Anyone that wants a copy of the program, send a SASE to
Eric Osman
Digital Equipment Corp.
USA
|
| 1338.7 | Continued fractions is non-unique. | CADSYS::COOPER | Topher Cooper | Wed Dec 12 1990 12:45 | 10 |
| Very good, Eric. Note that you do not have to use "floor". Equally
valid fractions will result if you use "ceiling" or sometimes use one
and sometimes the other (e.g., alternating, rounding or randomly).
You might have started your example with a = 25. The initial 1/b would
then have had to be negative, but there is nothing wrong with that, it
just means that the next a would have been negative rather than
positive.
Topher
|
| 1338.8 | | GUESS::DERAMO | Sometimes they leave skid marks. | Wed Dec 12 1990 13:05 | 12 |
| re .7 Continued fractions is non-unique.
However, there *is* a bijective correspondence between
the irrationals in (0,1) and \omega-sequences of positive
integers, x <--> 1/(n0 + 1/(n1 + 1/(n2 + ...))). If you
topologize the irrationals in (0,1) as a subspace of the
order topology on the real line, and topologize the set
of such sequences as a product of discrete spaces, then
continued fraction evaluation is a homeomorhpism (a
bijection and both it and its inverse are continuous).
Dan
|
| 1338.9 | translating into English... | HANNAH::OSMAN | see HANNAH::IGLOO$:[OSMAN]ERIC.VT240 | Wed Dec 12 1990 13:39 | 7 |
|
Gee, if I were as good a go player as Dan is a mathematician...
By limiting the values to POSITIVE ones, then every positive real has
a UNIQUE mapping to a simple continued fraction. (I think my number
theory book uses the term "simple" continued fraction to mean positive
integers as the "a's".)
|
| 1338.10 | | GUESS::DERAMO | Sometimes they leave skid marks. | Wed Dec 12 1990 14:40 | 40 |
| Thanks.
>> By limiting the values to POSITIVE ones, then every positive real has
>> a UNIQUE mapping to a simple continued fraction. (I think my number
>> theory book uses the term "simple" continued fraction to mean positive
>> integers as the "a's".)
Be careful with that word "UNIQUE".
If you define
[n0,n1,n2,...] = 1/(n1 + 1/(n2 + 1/(n3 + ...)))
then the bijective correspondence is between the
irrationals in (0,1) and the nonterminating continued
fractions of positive integers [n0,n1,n2,...].
If you define
<a0,a1,a2,...> = a0 + 1/(a1 + 1/(a2 + ...)))
= a0 + [a1,a2,a3,...]
= 1/[a0,a1,a2,...]
then there is a bijective correspondence between the
irrationals GREATER THAN ONE and the nonterminating
continued fractions of positive integers <a0,a1,a2,...>.

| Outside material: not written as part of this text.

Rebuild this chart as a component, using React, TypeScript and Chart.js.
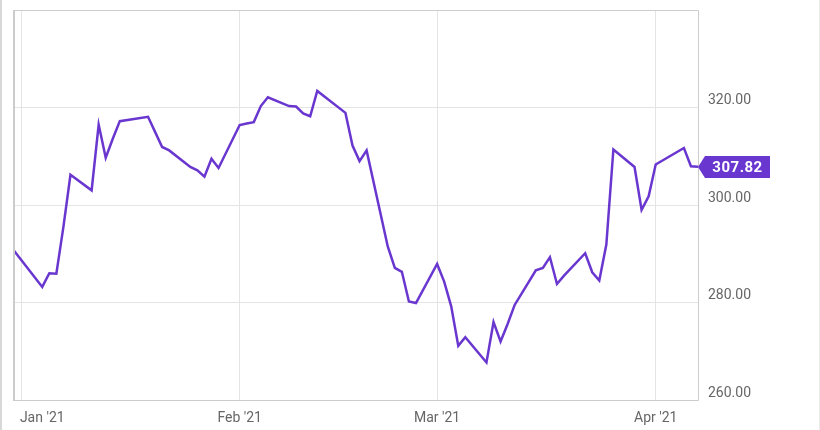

Or, there is a bijective correspondence between the
positive irrationals and the nonterminating continued
fractions <a0,a1,a2,...> where a0 is a nonnegative
integer and a1,a2,a3,... are positive integers.
The rationals/terminating continued fractions cause even
more problems if you desire uniqueness, as for example
2 = <2> = <1,1>. If you "outlaw" terminating with a 1
then how do you represent 1 = <1>? You have to be very
careful if you want to specify a unique canonical form
for expressing rationals.
Dan
|
| 1338.11 | not to mention... | HANNAH::OSMAN | see HANNAH::IGLOO$:[OSMAN]ERIC.VT240 | Wed Dec 12 1990 14:53 | 8 |
| Not to mention that
[a0,a1,a2] = a0+1/(a1+1/a2) = a0+1/(a1+1/(a2-1 + 1/1)) = [a0,a1,a2-1,1]
but my book number theory book defines uniqueness and acknowledges this
specific-but-uninteresting counterexample.
/Eric
|